On average, between 10 and 15 chuckwagon teams compete for cash, prizes, and bragging rights across categories that include meat, potatoes, beans, and bread, plus awards for best ranch wagon and camp, best trail wagon and camp, and best overall cooking. Competing cooks are hard at work by 5 a.m. Saturday, stoking fires and preparing their secret recipes. “Cooking on a chuckwagon is hard work, and the National Championship Chuck Wagon Cook-Off is a highlight of the event. Cooks toil over a real wood fire to produce some of the best cowboy cuisine in the country,” Hightower says.

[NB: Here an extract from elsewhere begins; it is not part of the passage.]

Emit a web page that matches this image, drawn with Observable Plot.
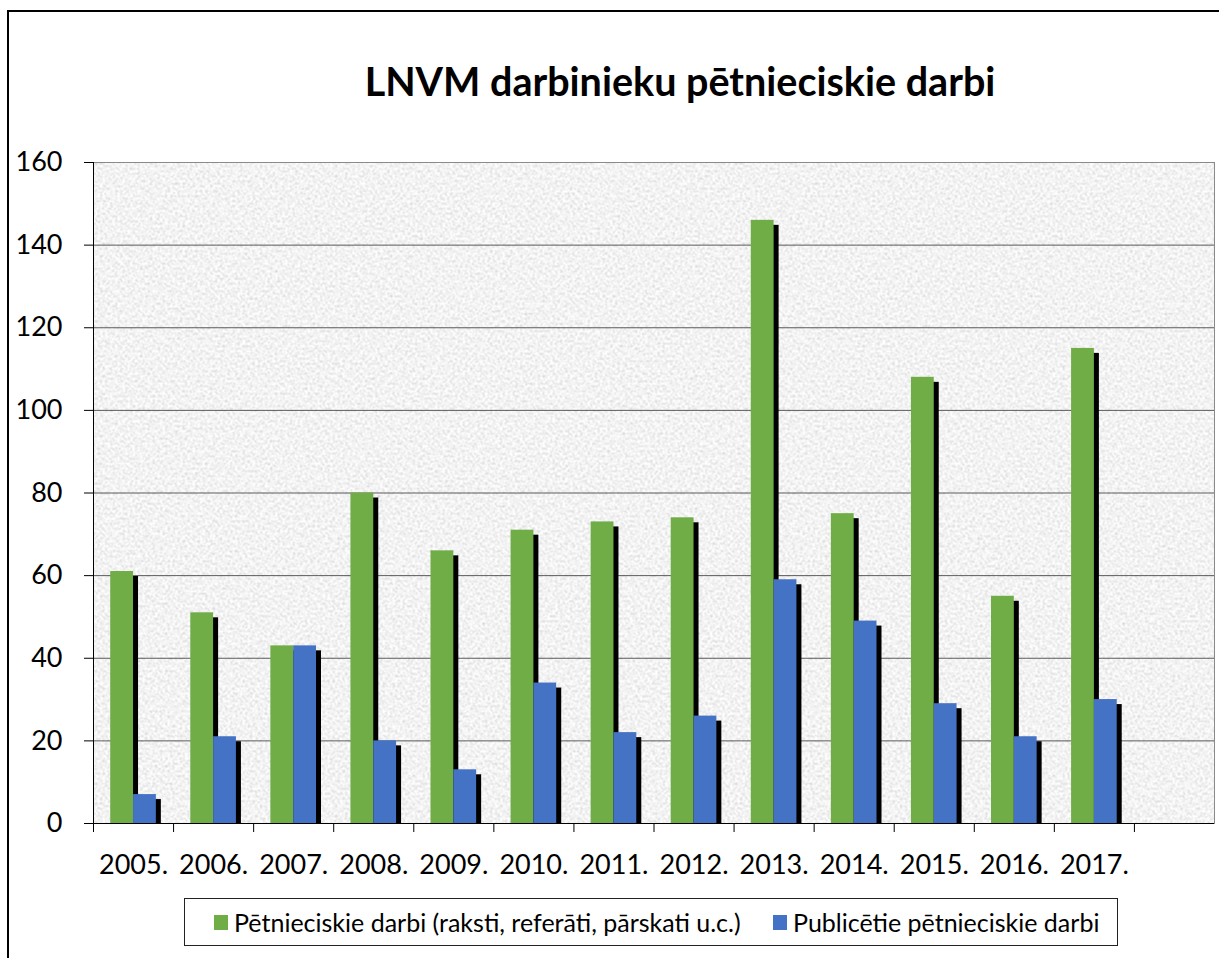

As the morning progresses, a crowd huddles around the camp of Granbury’s Homer Robertson, an award-winning chuckwagon cook and firefighter who has appeared on television with chefs Bobby Flay of the Food Network and Carla Hall of ABC’s The Chew. “Folks like to get a good meal and see some living history,” Robertson says as he floats a floured filet of pounded beef in a Dutch oven filled with hot cottonseed oil. A gust of wind suddenly changes his flames’ direction, and he notes, “When you’re a Texan cowboy on a High Plains chuckwagon, the one thing you have to worry about is the wind.” That’s my cue to scoot over to the C4B Chuck Wagon of Amarillo, where I’m tickled by Randy Whipple’s storytelling. He says his angel biscuits will float right off my plate, but when I ask him what his secret is for his pinto beans, he winks. “We only use 239 beans because we don’t want ’em too farty.”
Each and every cowboy has a story to tell.